Pangelinan’s span of service thereafter totaled 33 years and six months of credited service, for the purpose of determining his benefits. The Fund also unilaterally issued to him an “early retirement bonus” equivalent to 30 percent of his annual salary at that time.
After retiring in 1995, Pangelinan was elected to the NMI Board of Education, where he served for four years. During his tenure with the Board of Education, Pangelinan did not draw a salary, but did receive a per diem stipend for each board meeting, and he continued to receive retirement benefits from the Fund.
Pangelinan was later elected to the 12th Legislature, a position that he held from January 2000 until January 2002.
In February 2002, Pangelinan was appointed by then Gov. Juan N. Babauta to serve as DLNR secretary, in which he served from February 2002 to February 2004.
Pangelinan re-retired on Feb. 18, 2004, after earning 32 years and six months of actual service, without counting the five years of credited service granted.
During his tenure as a legislator, and at all times thereafter until his second retirement, the Fund stopped issuing bi-weekly retirement benefit payments to Pangelinan.
The Fund required him to resume making contributions to the Fund during the period of his re-employment with the government.
The Fund initially made a deduction according to the schedule for a Class I member, and thereafter made a correction and used the 9 percent rate of a Class II member.
The Fund also required Pangelinan in 2000 to return the 30 percent “early retirement bonus” previously issued to him.
In his complaint, Pangelinan contended that the Fund should not have terminated his pension payments when he came out of retirement to work as a legislator in January 2002.
He said the Fund should not have required him to resume paying retirement contributions when he came out of retirement and that he should not have been required to return the 30 percent bonus he received.
The Fund, through assistant attorney general David Lochabay, asserted sovereign immunity from what it contends is a damages claim inappropriately brought as a complaint for declaratory relief.
Lochabay further argued that it was correct in withholding Pangelinan’s retirement benefits during his post-retirement periods of government employment and that it was correct to require the remission of plaintiff’s 30 percent retirement bonus and the resumption of contributions upon his return to work as a salaried legislator.

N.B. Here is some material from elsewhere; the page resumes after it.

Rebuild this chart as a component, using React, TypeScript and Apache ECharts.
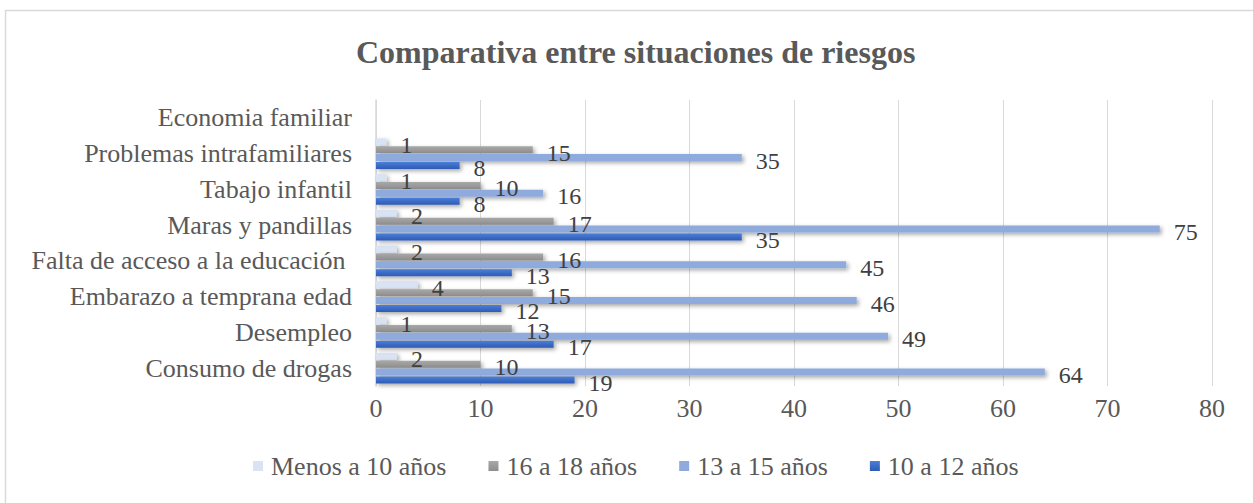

In her order issued on Wednesday, Manglona said the Fund is not entitled to sovereign immunity from a suit by a member for a breach of contract claim under the Commonwealth’s retirement system.
Manglona concluded that there is a contractual relationship between Pangelinan and the Fund, and under the Commonwealth Code, the plaintiff can pursue a breach of contract action against this government agency.
In his motion, Pangelinan contended that the constitutional prohibition against “double-dipping,” as expressly stated in the statute, applies only to “early retirees,” that he is not an early retiree, and that he should therefore have been allowed to “double-dip” when he served as a legislator and a department secretary.
The Fund argued that the statute mandated that it give Pangelinan the five additional years to his total service, and that when he received and accepted the benefit of the five additional years, he was constitutionally barred from “double-dipping.”
Manglona determined that the plaintiff retired in 1995 subject to the restrictions on double-dipping set forth in the Constitution when he received the five-year credit and attached benefits and failed to raise any objection within a reasonable time.
Manglona denied in part Pangelinan’s request for monetary damages equal to the total amount of annuity payment withheld by the Fund for the four years and nine days he served as an elected representative and as DLNR secretary.
With respect to plaintiff’s due process right claim, Manglona said, “the rights which Pangelinan imagines as his constitutionally protected property interests are simply not to be found in the constitutional or statutory provisions upon which he relies.”
“Pangelinan therefore cannot have been harmed by any lack of notice or opportunity to be heard,” the judge added.